Mayor Fraley expressed appreciation for Berea College, which for many years has kept the Pinnacles and Berea College Forest open for the public to enjoy. He added that when he goes to Indian Fort these days, the parking lot is often full of cars with license plates from other states, but also from distant Kentucky counties, a positive indication that the site is drawing visitors to the region. “Bringing people to the Pinnacles, then into town, helps all of our tourist attractions throughout the city,” Fraley said.
Tim Harding, owner of Boone Gap Outfitters, which serves southern Madison and Rockcastle counties, believes the selection of the Pinnacles as a top hiking spot might be the beginning of more promising economic developments.
“It’s definitely an honor that we were picked out of all the amazing places to hike in Kentucky. I believe it’s just the first step in us becoming one of the most nationally recognized places to travel and hike in the area,” Harding said. “Something like this could spark peoples’ curiosity about Berea in general, and I really believe it’s going to impact our summer,” he added.
The popularity of the Pinnacles has perhaps been bolstered with recent investments by the college and the city in infrastructure near Indian Fort. While the city has connected the site to Berea with shared-used paths, Berea College has refurbished the parking lot and added the Berea College Forestry Outreach Center. A consequence of those projects may be that more visitors are being drawn to experience the vision of the forest’s original caretaker, Silas Mason, according to current Berea College Forester Clint Patterson.
“It isn’t just a great hike with beautiful vistas, it’s a chance to explore one of the oldest continuously managed forests in America,” Patterson said of the Pinnacles. “When Silas Mason, Berea College’s first forester, looked out at the beautiful view from Indian Fort Lookout on Mountain Day over 100 years ago, he received a vision for this area to become a multiple-use forest owned by Berea College to provide for timber, water, recreation and education. His vision can be seen today by hikers and explored at Berea College’s Forestry Outreach Center.”

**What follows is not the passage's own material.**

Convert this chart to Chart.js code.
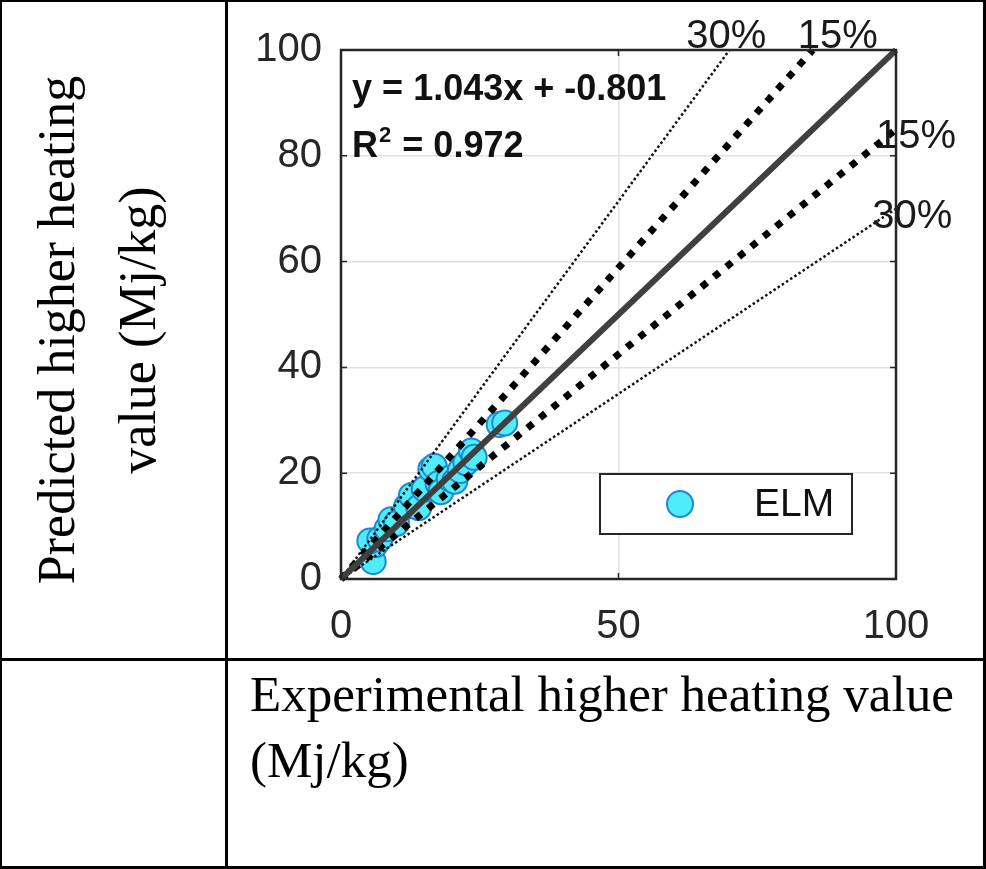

When asked how Outside magazine’s announcement might affect local commerce, Berea Tourism Director Kerri Hensley said it will likely be very positive. “We’ll probably be sending a lot more visitors to hike in the Pinnacles,” Hensley said. “We were very excited to hear that the Pinnacles was named as the best hike in Kentucky. It’s such an honor to be chosen nationally, especially since Kentucky has so many well-known places to hike.”